> [GIVEN INFORMATION]:
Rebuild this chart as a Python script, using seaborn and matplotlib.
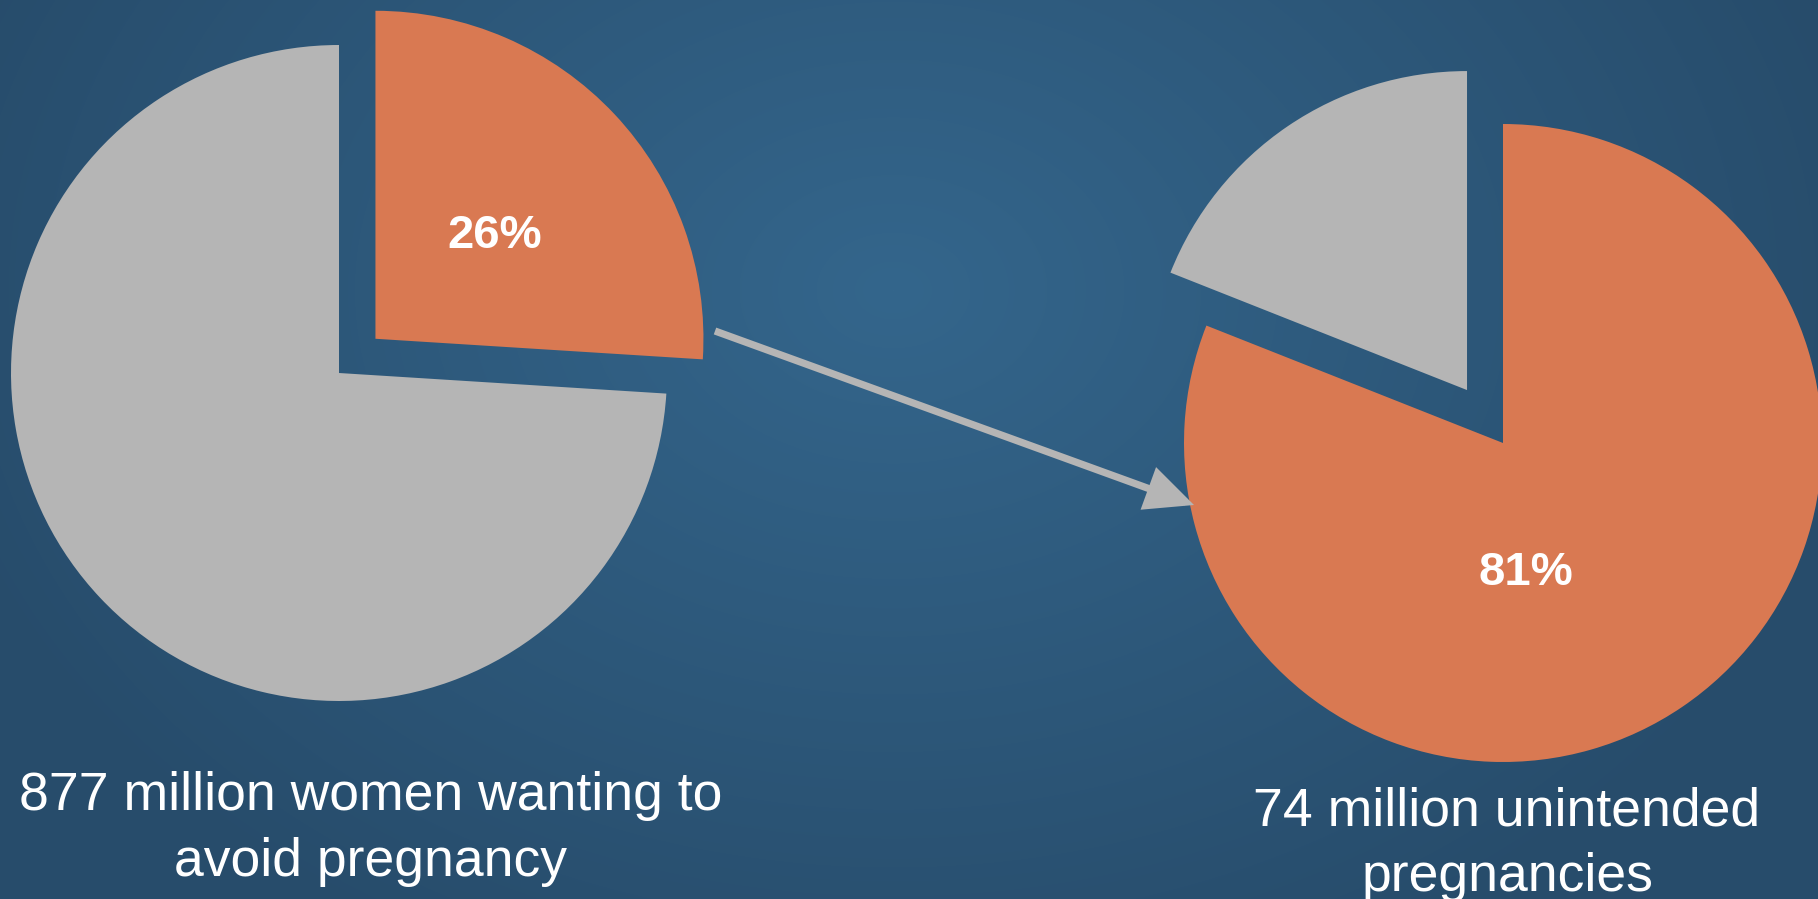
import numpy as np
import matplotlib
matplotlib.use("Agg")
import matplotlib.pyplot as plt
import seaborn as sns

# =========================
# Data
# =========================

left_values = [26, 74]          # % of women with unmet need
right_values = [81, 19]         # % of unintended pregnancies
left_label = "877 million women wanting to\navoid pregnancy"
right_label = "74 million unintended\npregnancies"

orange = "#d97952"
gray = "#b5b5b5"

sns.set_theme(style="white")
plt.rcParams["font.family"] = ["Liberation Sans", "DejaVu Sans"]

W, H = 1818, 899
fig = plt.figure(figsize=(W / 100, H / 100), dpi=100)
ax = fig.add_axes([0, 0, 1, 1])

# =========================
# Radial background
# =========================

yy, xx = np.mgrid[0:H, 0:W]
d = np.sqrt(((xx - 893) / 1000.0) ** 2 + ((yy - 290) / 750.0) ** 2)
d = np.clip(d, 0, 1)
c_in = np.array([0x34, 0x66, 0x8c]) / 255
c_out = np.array([0x27, 0x4c, 0x6b]) / 255
bg = c_in[None, None, :] * (1 - d[..., None]) + c_out[None, None, :] * d[..., None]
ax.imshow(bg, extent=(0, W, 0, H), origin="upper", aspect="auto", zorder=0)

# =========================
# Pies
# =========================

ax.pie(left_values, colors=[orange, gray], startangle=90, counterclock=False,
       explode=[50, 0], center=(339, H - 373), radius=328, frame=True,
       wedgeprops=dict(linewidth=0, zorder=2))

ax.pie(right_values, colors=[orange, gray], startangle=90, counterclock=False,
       explode=[0, 64], center=(1503, H - 443), radius=319, frame=True,
       wedgeprops=dict(linewidth=0, zorder=2))

ax.text(495, H - 236, f"{left_values[0]}%", color="white", fontsize=34,
        fontweight="bold", ha="center", va="center", zorder=3)
ax.text(1526, H - 573, f"{right_values[0]}%", color="white", fontsize=34,
        fontweight="bold", ha="center", va="center", zorder=3)

# arrow between pies
ax.annotate("", xy=(1194, H - 505), xytext=(715, H - 331),
            arrowprops=dict(arrowstyle="-|>,head_length=0.75,head_width=0.35",
                            color=gray, lw=5.2, mutation_scale=35,
                            joinstyle="miter", capstyle="butt",
                            shrinkA=0, shrinkB=0), zorder=3)

# =========================
# Captions
# =========================

ax.text(371, H - 829, left_label, color="white", fontsize=38.5,
        ha="center", va="center", linespacing=1.4, zorder=3)
ax.text(1507, H - 844, right_label, color="white", fontsize=38.5,
        ha="center", va="center", linespacing=1.4, zorder=3)

ax.set_xlim(0, W)
ax.set_ylim(0, H)
ax.set_aspect("equal")
ax.axis("off")

fig.savefig("out.png", dpi=100)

> [WHAT THE TASK ASKS]:
Repeat the listing in full and exactly. Do not include any images.

> [TASK SOLUTION]:
Rebuild this chart as a Python script, using seaborn and matplotlib.
import numpy as np
import matplotlib
matplotlib.use("Agg")
import matplotlib.pyplot as plt
import seaborn as sns

# =========================
# Data
# =========================

left_values = [26, 74]          # % of women with unmet need
right_values = [81, 19]         # % of unintended pregnancies
left_label = "877 million women wanting to\navoid pregnancy"
right_label = "74 million unintended\npregnancies"

orange = "#d97952"
gray = "#b5b5b5"

sns.set_theme(style="white")
plt.rcParams["font.family"] = ["Liberation Sans", "DejaVu Sans"]

W, H = 1818, 899
fig = plt.figure(figsize=(W / 100, H / 100), dpi=100)
ax = fig.add_axes([0, 0, 1, 1])

# =========================
# Radial background
# =========================

yy, xx = np.mgrid[0:H, 0:W]
d = np.sqrt(((xx - 893) / 1000.0) ** 2 + ((yy - 290) / 750.0) ** 2)
d = np.clip(d, 0, 1)
c_in = np.array([0x34, 0x66, 0x8c]) / 255
c_out = np.array([0x27, 0x4c, 0x6b]) / 255
bg = c_in[None, None, :] * (1 - d[..., None]) + c_out[None, None, :] * d[..., None]
ax.imshow(bg, extent=(0, W, 0, H), origin="upper", aspect="auto", zorder=0)

# =========================
# Pies
# =========================

ax.pie(left_values, colors=[orange, gray], startangle=90, counterclock=False,
       explode=[50, 0], center=(339, H - 373), radius=328, frame=True,
       wedgeprops=dict(linewidth=0, zorder=2))

ax.pie(right_values, colors=[orange, gray], startangle=90, counterclock=False,
       explode=[0, 64], center=(1503, H - 443), radius=319, frame=True,
       wedgeprops=dict(linewidth=0, zorder=2))

ax.text(495, H - 236, f"{left_values[0]}%", color="white", fontsize=34,
        fontweight="bold", ha="center", va="center", zorder=3)
ax.text(1526, H - 573, f"{right_values[0]}%", color="white", fontsize=34,
        fontweight="bold", ha="center", va="center", zorder=3)

# arrow between pies
ax.annotate("", xy=(1194, H - 505), xytext=(715, H - 331),
            arrowprops=dict(arrowstyle="-|>,head_length=0.75,head_width=0.35",
                            color=gray, lw=5.2, mutation_scale=35,
                            joinstyle="miter", capstyle="butt",
                            shrinkA=0, shrinkB=0), zorder=3)

# =========================
# Captions
# =========================

ax.text(371, H - 829, left_label, color="white", fontsize=38.5,
        ha="center", va="center", linespacing=1.4, zorder=3)
ax.text(1507, H - 844, right_label, color="white", fontsize=38.5,
        ha="center", va="center", linespacing=1.4, zorder=3)

ax.set_xlim(0, W)
ax.set_ylim(0, H)
ax.set_aspect("equal")
ax.axis("off")

fig.savefig("out.png", dpi=100)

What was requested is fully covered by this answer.